9. If a and b are positive integers and n is a positive integer, prove that a mod n = b mod n if and only if n divides a-b.

Proof:

Step 1:  Assume a mod n = b mod n and prove n divides a-b.

Since a mod n = b mod n, we can write a = q1 n + r and b = q2 n + r.

Then a-b = (q1-q2)n is divisible by n.

Step 2:  Assume n divides a-b and prove a mod n = b mod n.

We know we can write a = q1 n + r1 and b = q2 n + r2, with remainders r1 and r2 both between 0 and n.

Then a-b = (q1 - q2) n + (r1 - r2).

Because n goes evenly into (q1 - q2) n, the remainder when a-b is divided by n is the same as the remainder when r1 - r2 is divided by n.

Since a-b is divisible by n, the remainder when r1 - r2 is divided by n must be 0.  So r1 - r2 is a multiple of n.

But r1 and r2 are both numbers between 0 and n, so the only way r1 - r2 can be an even multiple of n is for it to equal 0 n = 0.

So r1 = r2 and a mod n = b mod n.

The proof is complete.

When writing your own proofs please state what you are trying to prove as you begin each major step of the proof and also state your assumptions or "givens".  At the end of the proof, state your conclusion.  If you're not sure you've given enough justification for your conclusions, set the problem aside and re-read it the next day.  If you find yourself wondering "so why was that true?" you should add more explanation.

50.  Let S be the set of integers.  If a and b are elements of S, define aRb if a + b is even.  Prove that R is an equivalence relation and determine the equivalence classes of S.

a)  Proof:

To prove R is an equivalence relation we must verify three properties:

1)  Reflexive:  a R a if a+a is even.  a+a = 2a is even.

2)  Symmetric:  If a R b is true, is it true that b R a?  If a+b is even, then b+a = a+b is even.  (You may mention the commutative law of addition here if you wish.)

3)  Transitive:  If a R b and b R c, is it true that a R c?

If a+b is even, then either both a and b are even or both are odd.

Case 1:  a and b are both even.

In this case, bRc means b+c is even, so b and c must both be even.

Then a and c are both even, so a + c is even.

Case 2:  a and b are both odd.

In this case, bRc tells us c is odd, and so a+c is the sum of two odd numbers and therefore even.

In both cases, a+c is even so aRc.

This completes the proof that R is an equivalence relation.

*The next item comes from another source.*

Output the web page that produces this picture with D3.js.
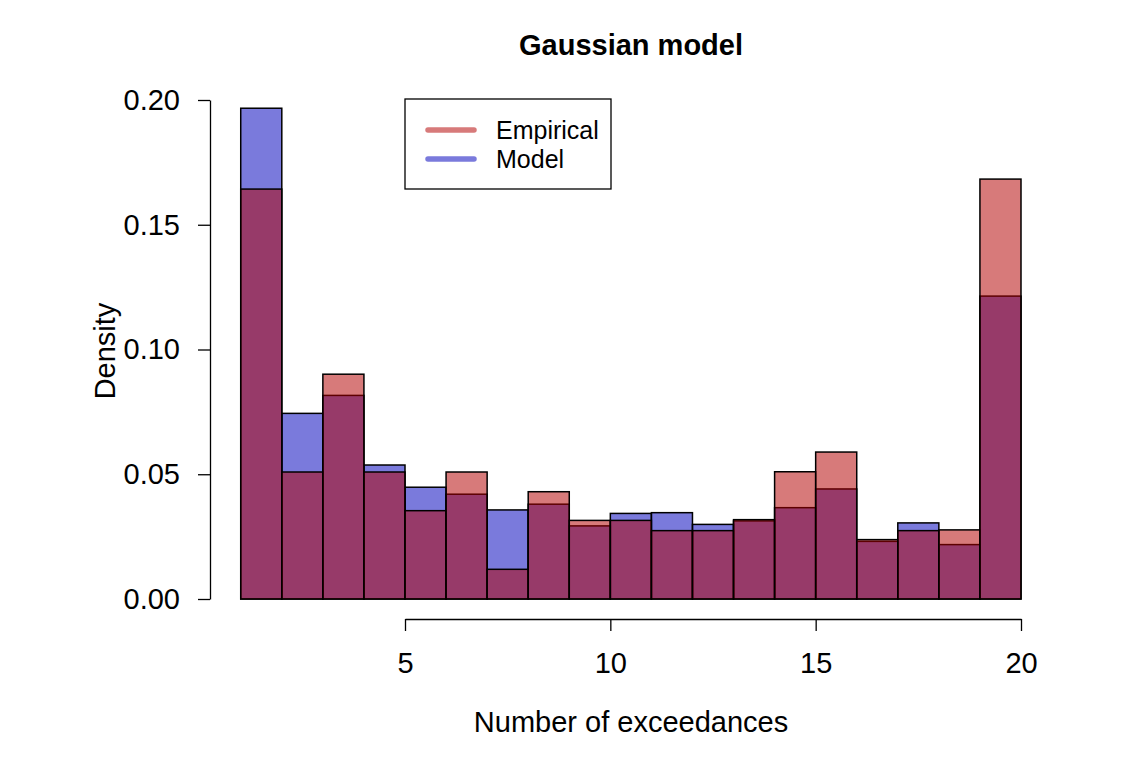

b)  In order for a+b to be even, all that is necessary is for both to be even or both to be odd.  So the equivalence class of any even number contains all even numbers and the equivalence class of any odd number contains all odd numbers.  Using 0 as a representative even number and 1 as a representative odd number, we find that the equivalence classes are:

[0] = all even integers, and

[1] = all odd integers.

Note that in the proof very little justification was necessary for a good grade.  However, if you found yourself puzzled by any of the conclusions in the proof you'd want to add more justification in your version.  The paragraph starting part (b) was not necessary for a good grade but does make the problem more readable.  Similarly, it's not necessary to explicitly split the problem into two parts.  However, you must complete part (a) before you can conclude that the sets listed in part (b) are actually equivalence classes.